Still, a few scenes are legitimately spectacular; I loved Wick’s battle with an unkillable Sumo-sized assailant and the subway-terminal gunfight involving silencers, with the passers-by not noticing the bullets whizzing past them. While the plot is little more than “Wick comes out of retirement again,” there are loads of engaging details (especially the old-timey telephone-operator system) and supporting figures, with the topnotch cast including Ian McShane, Lance Reddick, Peter Serafinowicz, a silent Ruby Rose, and Reeves’ Matrix co-star Laurence Fishburne, who delivers as close to a Samuel L. Jackson performance as we’re likely to get from him. And with the final 20 minutes echoing both Touch of Evil and Angels in America, the movie is nothing if not ambitious. Hopefully, though, chapter three will give us a Wick that doesn’t so routinely lose its fire.
THE LEGO BATMAN MOVIE
So as not to bury the lede, let me state that The Lego Batman Movie is, for the most part, a lot of fun.

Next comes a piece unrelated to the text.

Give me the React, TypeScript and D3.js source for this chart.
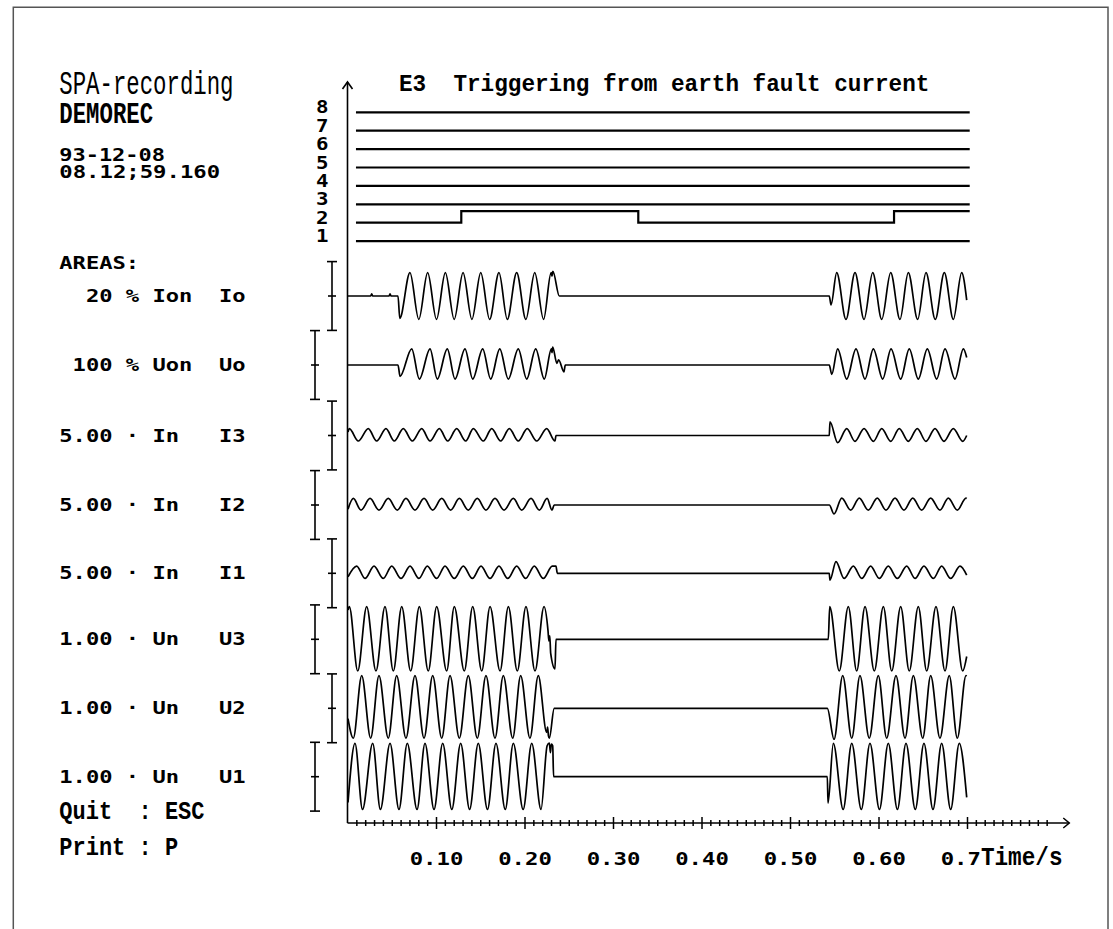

Returning to his film-stealing role from 2014’s The Lego Movie, Will Arnett is a consistent riot as a relentlessly self-aggrandizing Dark Knight, and director Chris McKay and his quintet of screenwriters make frequently marvelous comedic hay out of 78 years of superhero mythology. (The Justice League cameo and Robin’s transition into Nightwing are handled with particular deftness.) The jokes fly fast and furious; the vocal talents led by Ralph Fiennes, Rosario Dawson, and Arnett’s Arrested Development nephew Michael Cera are winning; the references are dizzying and oftentimes delightfully obscure (The Condiment King? Must Love Dogs?). Yet for too much of its length, this parody of comic-book blockbusters proves inseparable from the genuine article, with the action set pieces, even the satiric ones, as boring as they generally are in any number of Marvel and DC efforts, and the effects lacking the colored-block tactility that made the original so novel and visually arresting. I’d have happily traded all of the film’s action-packed Bat-mania for just a few more simple, hysterical scenes of our antihero microwaving lobster thermidor or cackling at the romantic conclusion to Jerry Maguire. But with The Lego Ninjago Movie due in mere months, don’t expect this toy-commercial-in-franchise-form to get subtler any time soon.